begin

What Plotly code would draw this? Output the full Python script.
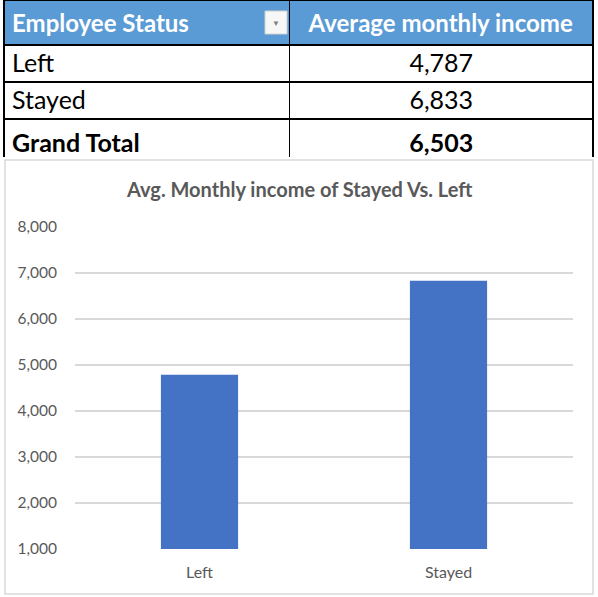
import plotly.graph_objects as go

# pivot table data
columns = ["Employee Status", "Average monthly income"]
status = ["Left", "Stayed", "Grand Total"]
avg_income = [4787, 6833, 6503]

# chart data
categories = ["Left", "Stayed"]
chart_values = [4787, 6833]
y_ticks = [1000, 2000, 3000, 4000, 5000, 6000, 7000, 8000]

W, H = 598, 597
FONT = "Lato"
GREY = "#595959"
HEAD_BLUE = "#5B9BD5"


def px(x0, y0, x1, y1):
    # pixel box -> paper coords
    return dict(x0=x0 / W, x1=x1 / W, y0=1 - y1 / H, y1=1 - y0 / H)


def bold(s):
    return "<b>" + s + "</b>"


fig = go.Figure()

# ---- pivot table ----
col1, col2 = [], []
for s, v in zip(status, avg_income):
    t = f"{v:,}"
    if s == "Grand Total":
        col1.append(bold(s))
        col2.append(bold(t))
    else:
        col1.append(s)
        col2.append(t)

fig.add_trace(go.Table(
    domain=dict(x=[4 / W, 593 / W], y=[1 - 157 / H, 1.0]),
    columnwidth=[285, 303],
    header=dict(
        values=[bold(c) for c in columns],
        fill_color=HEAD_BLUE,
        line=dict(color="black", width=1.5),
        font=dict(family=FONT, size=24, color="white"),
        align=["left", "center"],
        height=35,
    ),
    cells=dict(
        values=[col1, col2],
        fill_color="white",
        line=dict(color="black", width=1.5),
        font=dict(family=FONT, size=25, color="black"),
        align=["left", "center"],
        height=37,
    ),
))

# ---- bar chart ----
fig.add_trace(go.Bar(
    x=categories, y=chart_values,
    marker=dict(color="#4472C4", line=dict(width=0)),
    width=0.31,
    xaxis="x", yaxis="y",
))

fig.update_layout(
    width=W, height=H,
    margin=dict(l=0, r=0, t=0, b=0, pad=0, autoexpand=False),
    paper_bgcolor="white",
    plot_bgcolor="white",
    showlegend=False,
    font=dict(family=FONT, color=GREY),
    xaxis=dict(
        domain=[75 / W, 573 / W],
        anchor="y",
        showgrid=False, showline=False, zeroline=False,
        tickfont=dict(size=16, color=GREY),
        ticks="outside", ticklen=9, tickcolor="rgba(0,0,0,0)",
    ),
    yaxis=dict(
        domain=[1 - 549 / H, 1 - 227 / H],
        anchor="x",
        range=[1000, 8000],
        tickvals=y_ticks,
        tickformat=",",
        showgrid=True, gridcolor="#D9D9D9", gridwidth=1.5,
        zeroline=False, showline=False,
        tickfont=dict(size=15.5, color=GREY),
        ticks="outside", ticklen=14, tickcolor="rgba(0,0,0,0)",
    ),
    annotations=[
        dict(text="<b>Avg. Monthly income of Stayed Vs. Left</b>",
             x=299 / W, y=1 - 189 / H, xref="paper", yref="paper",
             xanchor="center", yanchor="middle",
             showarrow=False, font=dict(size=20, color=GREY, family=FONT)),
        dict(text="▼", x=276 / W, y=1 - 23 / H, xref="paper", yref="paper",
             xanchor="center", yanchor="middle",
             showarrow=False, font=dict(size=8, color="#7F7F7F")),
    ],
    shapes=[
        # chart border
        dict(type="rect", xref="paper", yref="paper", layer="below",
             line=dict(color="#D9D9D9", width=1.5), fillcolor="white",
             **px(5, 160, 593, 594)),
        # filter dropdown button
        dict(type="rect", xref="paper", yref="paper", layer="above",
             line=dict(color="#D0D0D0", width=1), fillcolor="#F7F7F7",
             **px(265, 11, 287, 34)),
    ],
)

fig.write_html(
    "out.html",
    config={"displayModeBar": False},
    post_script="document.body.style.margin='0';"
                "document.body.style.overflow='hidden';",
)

end

EXERCISE AIM = The lines from the start of the data through the line that contains "col2.append(t)" are to be returned exactly, please, with both ends included and every picture left out.

SOLVED EXERCISE =
What Plotly code would draw this? Output the full Python script.
import plotly.graph_objects as go

# pivot table data
columns = ["Employee Status", "Average monthly income"]
status = ["Left", "Stayed", "Grand Total"]
avg_income = [4787, 6833, 6503]

# chart data
categories = ["Left", "Stayed"]
chart_values = [4787, 6833]
y_ticks = [1000, 2000, 3000, 4000, 5000, 6000, 7000, 8000]

W, H = 598, 597
FONT = "Lato"
GREY = "#595959"
HEAD_BLUE = "#5B9BD5"


def px(x0, y0, x1, y1):
    # pixel box -> paper coords
    return dict(x0=x0 / W, x1=x1 / W, y0=1 - y1 / H, y1=1 - y0 / H)


def bold(s):
    return "<b>" + s + "</b>"


fig = go.Figure()

# ---- pivot table ----
col1, col2 = [], []
for s, v in zip(status, avg_income):
    t = f"{v:,}"
    if s == "Grand Total":
        col1.append(bold(s))
        col2.append(bold(t))
    else:
        col1.append(s)
        col2.append(t)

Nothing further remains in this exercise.